Sunday, February 04, 2007

Doubts Behind Bush Administration Facade

Several Bush Administration figures, including Dick Cheney and Donald Rumsfeld, came to Washington in 2001 with fat resumes going all the way back to service under Nixon. In the last six years, we have learned the hard way that experienced right wing Republicans don't do well without close supervision. And the fiasco continues.

Here's the story from Karen DeYoung of The Washington Post:
The success of the Bush administration's new Iraq strategy depends on a series of rapid and dramatic political and economic reforms that even the plan's authors have little confidence will work.

In the current go-for-broke atmosphere, administration officials say they are aware that failure to achieve the reforms would result in a repeat of last year's unsuccessful Baghdad offensive... ...

(snip)

A pessimistic new National Intelligence Estimate released Friday described the Iraqi government as "hard-pressed" to achieve sectarian reconciliation... ...

(snip)

Several sources expressed concern that the administration, by publicly rejecting a "containment" option -- withdrawing U.S. troops to Iraqi borders to avoid sectarian fighting while preventing outside arms and personnel from entering the country -- has not left itself a fall-back plan in the event of failure.

I wish DeYoung had said how many sources expressed concern. We've had a situation several times now where good advice is ignored and the Bush Administration will come up with spin that their decision was the only one possible and the only one that most people they consulted agreed on.

At this point, only the Iraqis, either now or later, can create a government with legitimacy, but only if we stop micromanaging their affairs. It won't be pretty but that is where we are, that is where President Bush has led us. We could start drawing down in Iraq in three months if an effort were made to get some kind of a political settlement, but the war will go on. At some point in the next eighteen months, the spin could easily be this: that we have accomplished what we set out to do by toppling Saddam Hussein and that we're going to have peace after the 2008 election...if Americans elect a Republican. It doesn't get any more cynical or more incompetent than just that. Just listen to John McCain whose moral compass, thrown out three years ago, is now stuck at the bottom of a quagmire.
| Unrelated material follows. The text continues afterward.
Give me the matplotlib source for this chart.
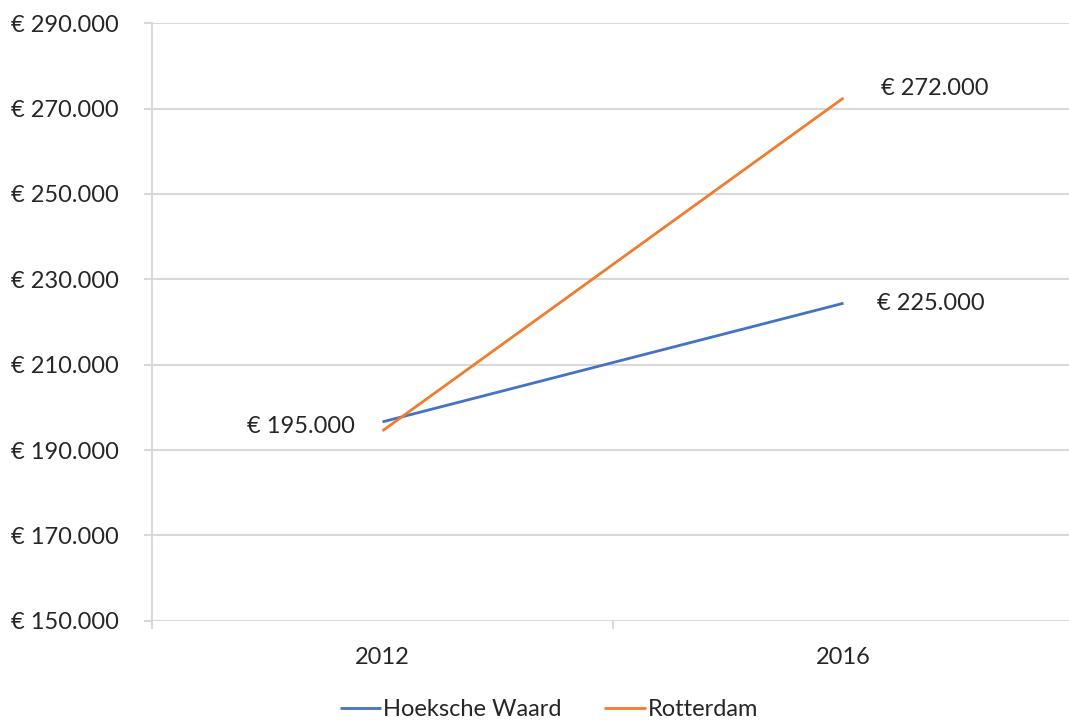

We need a foreign policy that advances the real long-term interests of our nation, not the short-term interests of politicians or political parties incapable of understanding the times or dealing with the growing issues of our nation and the world. Even the defense industries better start thinking about what they're doing to our country with their campaign contributions and their incestuous relationship with Washington (read about the Duke Cunningham scandal because that's exactly what it was about). Republicans in the White House and Congress have truly failed our nation.